Reverend Gee is important to Historic New England not only as a signficant historic figure, painted by a well-known artist, but also because he is connected by marriage to two of the organization's most important pieces, two remarkable and rare wax figures.
From the exhibit Cherished Possessions:
When thirty-six year old Sarah Gardner became the Reverend Joshua Gee's third wife in 1740, she brought with her furniture, bedding, silver, and three "Shadow Glasses on Stools filled with Wax Work." Joshua Gee was pastor of Boston's Second Church, the Old North Church, later famous for its role in Paul Revere's historic ride to Lexington. Thanks to his father's shipping and real estate successes, Gee had a substantial fortune. Judging from the more than £750 of goods Sarah Gardner brought into the marriage, she too came from wealth.
... In the inventory of Joshua Gee's estate, taken after his death in 1748, three wax work figures under glass appear in the best chamber, valued at £30, an astonishing amount considering that most of the furniture in the house averaged between £3 and £4. After Gee's death, his wife retained the figures. The third figure disappeared long ago; the other two passed down in the female line until they were donated to Historic New England in 1924 by the maker's great-great-granddaughter.
Gee's portrait by Smibert is a wonderful complement to Historic New England's collection and to two of its most important treasures.
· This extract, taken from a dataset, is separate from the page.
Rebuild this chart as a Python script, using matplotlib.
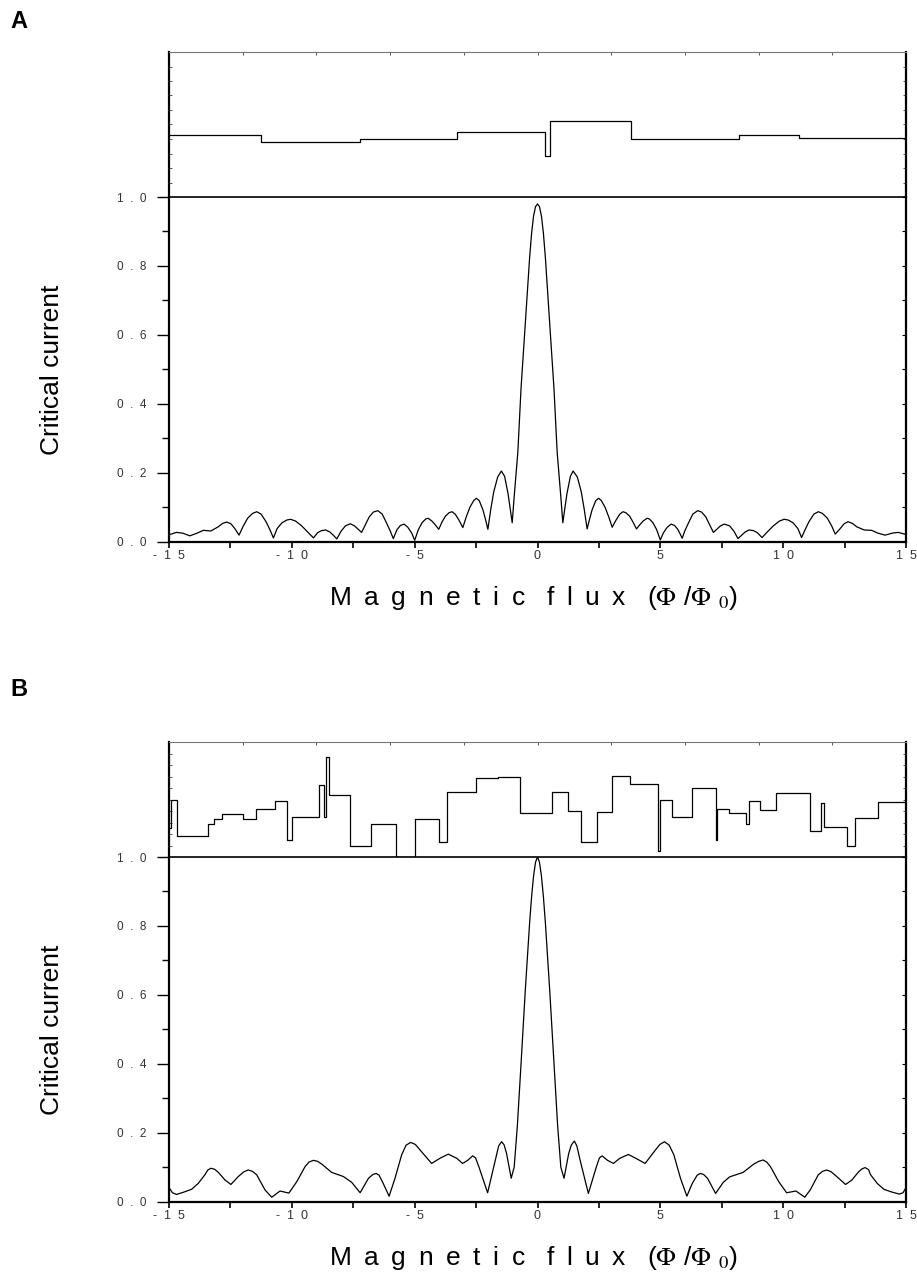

Library and Archives Collections
The Kallmann, McKinnell and Wood Architectural Collection
Historic New England is pleased to have received the gift of the original records for the design and construction of Boston City Hall by Kallmann, McKinnell and Knowles. This gift includes hundreds of documents, such as drawings, photographs, models, and other materials. The American Institute of Architects (AIA) recognized the significance of the building by giving it the 1969 Honor Award for Architecture. In a 1976 poll of architects, critics, and historians taken by the AIA, Boston City Hall ranked as one of the most important structures in American architectural history.